Just so you know, you are asking for a solution to an ill-posed problem: no definitive solution exists. That's fine...it just makes it more fun. Your problem is ill-posed mostly because you don't know how many clusters you want. Clustering is one of the key areas of machine learning and there a quite a few approaches that have been developed over the years.

As Arachnid pointed out, the k-means algorithm tends to be a good one and it's pretty easy to implement. The results depend critically on the initial guess made and on the number of desired clusters. To overcome the initial guess problem, it's common to run the algorithm many times with random initializations and pick the best result. You'll need to define what "best" means. One measure would be the mean squared distance of each point to its cluster center. If you want to automatically guess how many clusters there are, you should run the algorithm with a whole range of numbers of clusters. For any good "best" measure, more clusters will always look better than fewer, so you'll need a way to penalize having too many clusters. The MDL discussion on wikipedia is a good starting point.
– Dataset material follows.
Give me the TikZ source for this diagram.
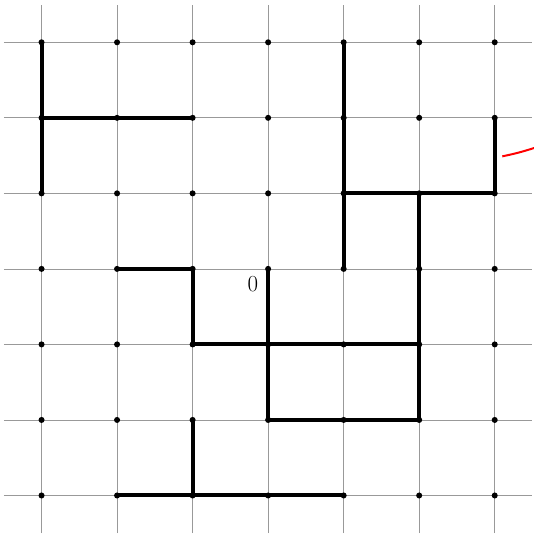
\documentclass[tikz,border=0pt]{standalone}
\usepackage{amsmath}
\usepackage{xcolor}
\usepackage{tikz}
\usetikzlibrary{positioning}

\begin{document}
\begin{tikzpicture}[x = 2cm, y = 2cm,
    dot/.style = {circle, fill, inner sep = 0pt, minimum size = 0.16cm},
    path/.style = {line width = 3pt},
    walk/.style = {red, line width = 1.5pt}]
        \useasboundingbox (-3.55,-3.51) rectangle (3.51,3.56);
        \draw[gray!80, line width = 0.5pt, step = 2cm] (-3.5,-3.5) grid (3.5,3.5);

        \foreach \i in {0,...,6} {
          \foreach \j in {0,...,6} {
            \node[dot] (v\i\j) at (\i-3,\j-3) {};
          }
        }
        \node (o) [below left=0.03cm and 0.08cm of v33, font=\LARGE] {$0$};

        \draw[path] (v06.center) -- (v04.center);
        \draw[path] (v05.center) -- (v25.center);
        \draw[path] (v46.center) -- (v43.center);
        \draw[path] (v44.center) -- (v64.center) -- (v65.center);
        \draw[path] (v54.center) -- (v51.center) -- (v31.center) -- (v33.center);
        \draw[path] (v13.center) -- (v23.center) -- (v22.center) -- (v52.center);
        \draw[path] (v21.center) -- (v20.center);
        \draw[path] (v10.center) -- (v40.center);

        \coordinate (r1) at (3.1,1.49);
        \coordinate (r2) at (3.52,1.6);
        \draw[walk] (r1) to[bend right=3] (r2);
        % dots on top of the thick lines
      \end{tikzpicture}
\end{document}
K-means clustering is basically the simplest mixture model. Sometimes it's helpful to upgrade to a mixture of Gaussians learned by expectation maximization (described in the link just given). This can be more robust than k-means. It takes a little more effort to understand it, but when you do, it's not much harder than k-means to implement.

There are plenty of other clustering techniques such as agglomerative clustering and spectral clustering. Agglomerative clustering is pretty easy to implement, but choosing when to stop building the clusters can be tricky. If you do agglomerative clustering, you'll probably want to look at kd trees for faster nearest neighbor searches. smacl's answer describes one slightly different way of doing agglomerative clustering using a Voronoi diagram.

There are models that can automatically choose the number of clusters for you such as ones based on Latent Dirichlet Allocation, but they are a lot harder to understand an implement correctly.

You might also want to look at the mean-shift algorithm to see if it's closer to what you really want.